# Anubias emersed: How to?



## andrew__ (May 18, 2007)

After going through several pages of this subforum I've found a lot of useful information, but there are still a few things I couldn't find information about.

I want to get some anubias nana growing fully terrestrially.

I know that to start with I'll need to have the plant in some sort of substrate (I will be using potting soil) with the rhizome above the soil and to start out with water that reaches above the rhizome.

How long do I need to keep the plant like this before I can drop the water level and have it at moist soil level?

Once I've got it out of water how should I be keeping my soil? well drained but moist? something else?

How often will the leaves need to be sprayed?

(imo there should probably be a sticky here with the basic how-to questions for people who are completely new to this, maybe breaking it down into things like anubias, crypts, stem plants and ways to adapt each to emersed living? Would be a _very_ helpful reference to have.)


----------



## chuck griffin (Sep 21, 2006)

great question im surprised no answer. wish i could help


----------



## tinypleco (Sep 21, 2008)

andrew__ said:


> (imo there should probably be a sticky here with the basic how-to questions for people who are completely new to this, maybe breaking it down into things like anubias, crypts, stem plants and ways to adapt each to emersed living? Would be a _very_ helpful reference to have.)

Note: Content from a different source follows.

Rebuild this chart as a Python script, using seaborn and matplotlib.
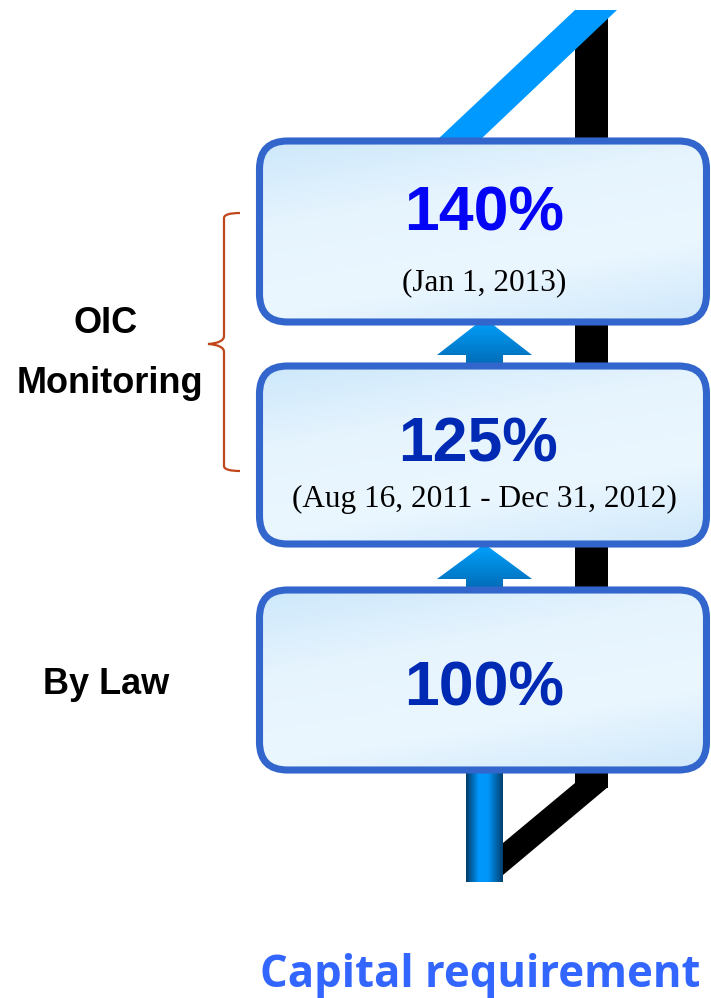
import numpy as np
import matplotlib
matplotlib.use("Agg")
import matplotlib.pyplot as plt
import seaborn as sns
from matplotlib.patches import FancyBboxPatch, Polygon, PathPatch
from matplotlib.path import Path
from matplotlib.colors import LinearSegmentedColormap

# content of the diagram
levels = ["140%", "125%", "100%"]
periods = ["(Jan 1, 2013)", "(Aug 16, 2011 - Dec 31, 2012)", ""]
level_colors = ["#0505F5", "#002AB4", "#002AB4"]
side_labels = ["OIC\nMonitoring", "By Law"]
axis_title = "Capital requirement"

sns.set_theme(style="white")
plt.rcParams["font.family"] = ["Liberation Sans", "DejaVu Sans"]

W, H = 711, 998
fig = plt.figure(figsize=(W / 100, H / 100), dpi=100)
ax = fig.add_axes([0, 0, 1, 1])


def gradient_fill(patch, img, extent, cmap, z):
    ax.add_patch(patch)
    im = ax.imshow(img, extent=extent, cmap=cmap, aspect="auto",
                   origin="upper", interpolation="bicubic", zorder=z)
    im.set_clip_path(patch)


# black connector behind the boxes
ax.add_patch(Polygon([(575, 10), (608, 10), (608, 788), (575, 788)],
                     closed=True, color="black", lw=0, zorder=1))
ax.add_patch(Polygon([(575, 774), (608, 774), (608, 787), (503, 875),
                      (503, 843), (575, 783)],
                     closed=True, color="black", lw=0, zorder=1))
# blue diagonal at the top
ax.add_patch(Polygon([(437, 140), (480, 140), (617, 10), (575, 10)],
                     closed=True, color="#0099FF", lw=0, zorder=2))

# arrows between boxes
arrow_cmap = LinearSegmentedColormap.from_list("arr", ["#00A2FF", "#0066AE"])
vgrad = np.linspace(0, 1, 64).reshape(-1, 1)
for tip, base, foot in [(318, 355, 370), (544, 579, 594)]:
    pts = [(484.5, tip), (532, base), (503, base), (503, foot),
           (466, foot), (466, base), (437, base)]
    gradient_fill(Polygon(pts, closed=True, fc="none", lw=0, zorder=2),
                  vgrad, (437, 532, foot, tip), arrow_cmap, 2)

# bottom pipe with horizontal shading
pipe_cmap = LinearSegmentedColormap.from_list(
    "pipe", [(0, "#003D6B"), (0.35, "#0099FF"), (0.6, "#0095F8"), (1, "#00416F")])
hgrad = np.linspace(0, 1, 64).reshape(1, -1)
gradient_fill(Polygon([(466, 772), (503, 772), (503, 882), (466, 882)],
                      closed=True, fc="none", lw=0, zorder=3),
              hgrad, (466, 503, 882, 772), pipe_cmap, 3)

# rounded boxes
box_cmap = LinearSegmentedColormap.from_list(
    "box", ["#CDE8FB", "#E6F4FE", "#EBF7FF", "#CFE8FB"])
yy, xx = np.mgrid[0:1:80j, 0:1:200j]
dgrad = 0.3 * xx + 0.7 * yy
box_rows = [(141, 322), (366, 544), (590, 770)]
for (top, bottom) in box_rows:
    patch = FancyBboxPatch((259.5, top), 447, bottom - top,
                           boxstyle="round,pad=0,rounding_size=28",
                           fc="none", ec="#3366CC", lw=5.1, zorder=5)
    gradient_fill(patch, dgrad, (259.5, 706.5, bottom, top), box_cmap, 4)

# numbers and periods
num_base = [230, 462, 706]
num_x = [484, 478, 484]
for lab, col, x, yb in zip(levels, level_colors, num_x, num_base):
    ax.text(x, yb, lab, ha="center", va="baseline", fontsize=45,
            fontweight="bold", color=col, zorder=6)
per_base = [290, 507, 0]
for lab, yb in zip(periods, per_base):
    if lab:
        ax.text(484, yb, lab, ha="center", va="baseline", fontsize=22.5,
                family=["Liberation Serif"], color="black", zorder=6)

# side labels
ax.text(106, 333, side_labels[0].split("\n")[0], ha="center", va="baseline",
        fontsize=26, fontweight="bold", color="black")
ax.text(110, 393, side_labels[0].split("\n")[1], ha="center", va="baseline",
        fontsize=26, fontweight="bold", color="black")
ax.text(106, 694, side_labels[1], ha="center", va="baseline",
        fontsize=26, fontweight="bold", color="black")

# curly bracket
verts = [(240, 213), (224, 213), (224, 218), (224, 336),
         (224, 343), (208, 344), (224, 345), (224, 352),
         (224, 466), (224, 471), (240, 471)]
codes = [Path.MOVETO, Path.CURVE3, Path.CURVE3, Path.LINETO,
         Path.CURVE3, Path.CURVE3, Path.CURVE3, Path.CURVE3,
         Path.LINETO, Path.CURVE3, Path.CURVE3]
ax.add_patch(PathPatch(Path(verts, codes), fc="none", ec="#C0451B", lw=1.6))

# bottom title
t = ax.text(480, 987, axis_title, ha="center", va="baseline", fontsize=34,
            fontweight="bold", color="#3366FF", family=["Open Sans", "DejaVu Sans"])
fig.canvas.draw()
bb = t.get_window_extent()
t.set_fontsize(34 * 440 / bb.width)

ax.set_xlim(0, W)
ax.set_ylim(H, 0)
ax.axis("off")
fig.savefig("out.png", dpi=100, facecolor="white")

Sorry, I can't help either, but I do agree with you 100% on this. A detailed article would do everyone some good!


----------



## ts168 (Apr 13, 2004)

Hi Andrew, as long as the environment is high humid. That mean the leave does not dry up, your anubias will start to adapt and start growing...
Wish you all the best ........


----------



## Bk828 (Mar 25, 2008)

I took a 1L plastic bottle, cut it in half, filled it about an inch with tank water (no soil/substrate), threw in an anubias nana/lanceolata (small plants tied to a rock) and then covered it with saran wrap with a few poked holes in it as to provide some gas exchange. 
During the day i keep it on the windowsill so it gets sunlight and in the evening i place it under a table lamp. I had this going for about 1 month now and already got new leaves on each plant. For the first week or so i used to spray it every other day with some tank water, but now the plants seem to have adapted. 
Ill take some photos later. 
Though its NY and winter (not humid) ill try and uncover it slowly and see how plants react to the change.


----------